The Mother Of All Blow-Off Tops, Part 3
When it gets down to the lick-log, as former Senate GOP leader Howard Baker put it, there is no good public policy reason for a new round of Fed rate cutting and monetary ease. Not this year nor for years to come.
That’s because the primary effect of interest rate cutting and money-printing is a temporary eruption of stock prices. Time and again, however, the resulting speculative bubble keeps inflating until it explodes in a fiery financial crash, with the resulting severe losses being rapidly passed down the line to the last main street sucker standing on his depleted 401k.
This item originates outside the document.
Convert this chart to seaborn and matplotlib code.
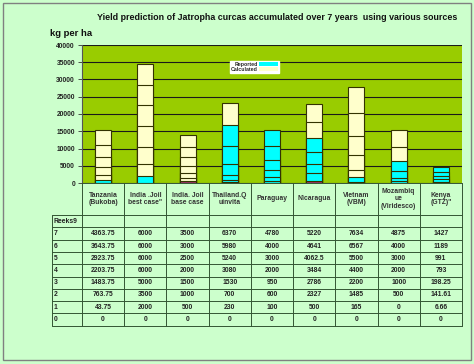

Of course, the Fed and its Wall Street shills claim they are doing god’s work. That is, stimulating a higher level of economic growth, jobs and prosperity than would otherwise occur on the free market under its own steam—along with a greater level of financial stability and just the right amount of inflation to optimize the purported Phillips Curve trade-off between employment and inflation.
In that context, it comes down to the supposed magic of the Fed’s 2.00% inflation-target, as measured by the PCE deflator. This exact level of inflation is claimed to be so potent as an economic and jobs elixir that even the risk of financial bubbles is held to worthwhile or at least an unavoidable corollary.
The problem with this thinly disguised rationalization for pleasuring Wall Street with repeated rounds of cheap money is that it’s a lot of damn nonsense that is readily refuted by the historical data. We’d even dare to call it “the science”.
Thus, in the heyday of America’s post-war prosperity between Q3 1954 and Q3 1963 the Fed clearly defied the Keynesian gospel as it is now preached and practiced at the Eccles Building. To wit, during that salubrious chapter in American economic history the Fed’s balance sheet grew by just 0.76% per annum and the inflation-adjusted Federal funds rate (purple line) averaged a positive 1.1%.
Fed Policy Q3 1954 thru Q3 1963: Balance Sheet Growth and Inflation-Adjusted Fed Funds Rate
Had they ever bothered to look at it, the stock peddlers of Wall Street, who otherwise pretend to be economists, would have broken into a fevered sweat at the mere thought of negligible central bank bond-buying and positive real interest rates nearly all the way through the period.